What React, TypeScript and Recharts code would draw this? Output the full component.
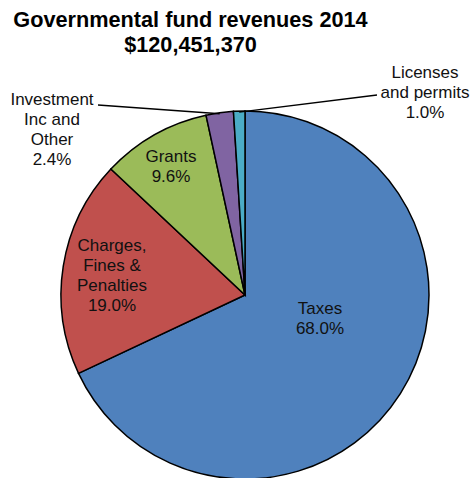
import React from 'react'
import { PieChart, Pie, Cell } from 'recharts'

const CATEGORIES = ['Taxes', 'Charges, Fines & Penalties', 'Grants', 'Investment Inc and Other', 'Licenses and permits']
const SHARES = [68.0, 19.0, 9.6, 2.4, 1.0]
const COLORS = ['#4F81BD', '#C0504D', '#9BBB59', '#8064A2', '#4BACC6']

// label text lines + where the block sits relative to the pie centre
const LABEL_LINES: string[][] = [
  ['Taxes'],
  ['Charges,', 'Fines &', 'Penalties'],
  ['Grants'],
  ['Investment', 'Inc and', 'Other'],
  ['Licenses', 'and permits'],
]
const LABEL_OFFSET: { dx: number; dy: number; leader?: { dx: number; dy: number } }[] = [
  { dx: 75, dy: 13 },
  { dx: -133, dy: -50 },
  { dx: -74, dy: -139 },
  { dx: -193, dy: -196, leader: { dx: -147, dy: -190 } },
  { dx: 180, dy: -223, leader: { dx: 132, dy: -200 } },
]

const data = CATEGORIES.map((name, i) => ({ name, value: SHARES[i] }))
const RAD = Math.PI / 180
const LINE_H = 20

function renderLabel(props: any) {
  const { cx, cy, midAngle, outerRadius, index, value } = props
  const pos = LABEL_OFFSET[index]
  const lines = [...LABEL_LINES[index], `${Number(value).toFixed(1)}%`]
  const x = cx + pos.dx
  const y0 = cy + pos.dy
  let leader = null
  if (pos.leader) {
    const ex = cx + outerRadius * Math.cos(-midAngle * RAD)
    const ey = cy + outerRadius * Math.sin(-midAngle * RAD)
    leader = <line x1={cx + pos.leader.dx} y1={cy + pos.leader.dy} x2={ex} y2={ey + 1} stroke="#000" strokeWidth={1.3} />
  }
  return (
    <g key={`lbl-${index}`}>
      {leader}
      <text x={x} y={y0} textAnchor="middle" fill="#111" fontSize={17} fontFamily="'Liberation Sans', Arial, sans-serif">
        {lines.map((t, i) => (
          <tspan key={i} x={x} y={y0 + i * LINE_H} dominantBaseline="central">{t}</tspan>
        ))}
      </text>
    </g>
  )
}

export default function App() {
  return (
    <div style={{ position: 'absolute', left: 0, top: 0, width: 472, height: 478, background: '#fff', overflow: 'hidden' }}>
      <div
        style={{
          position: 'absolute',
          left: 0,
          top: 7,
          width: 381,
          textAlign: 'center',
          fontFamily: "'Liberation Sans', Arial, sans-serif",
          fontWeight: 'bold',
          fontSize: 21.7,
          lineHeight: '25px',
          color: '#000',
        }}
      >
        <div>Governmental fund revenues 2014</div>
        <div>$120,451,370</div>
      </div>
      <PieChart width={472} height={478} margin={{ top: 0, right: 0, bottom: 0, left: 0 }} style={{ position: 'absolute', left: 0, top: 0 }}>
        <Pie
          data={data}
          dataKey="value"
          nameKey="name"
          cx={245}
          cy={295}
          outerRadius={184}
          startAngle={90}
          endAngle={-270}
          stroke="#000"
          strokeWidth={1.5}
          label={renderLabel}
          labelLine={false}
          isAnimationActive={false}
        >
          {data.map((d, i) => (
            <Cell key={d.name} fill={COLORS[i]} />
          ))}
        </Pie>
      </PieChart>
    </div>
  )
}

### AIM OF THE TASK
Leave out any pictures, please, and quote only the lines from the top of the data through the line that contains "['#4F81BD', '#C0504D', '#9BBB59', '#8064A2', '#4BACC6']".

### RESULT
What React, TypeScript and Recharts code would draw this? Output the full component.
import React from 'react'
import { PieChart, Pie, Cell } from 'recharts'

const CATEGORIES = ['Taxes', 'Charges, Fines & Penalties', 'Grants', 'Investment Inc and Other', 'Licenses and permits']
const SHARES = [68.0, 19.0, 9.6, 2.4, 1.0]
const COLORS = ['#4F81BD', '#C0504D', '#9BBB59', '#8064A2', '#4BACC6']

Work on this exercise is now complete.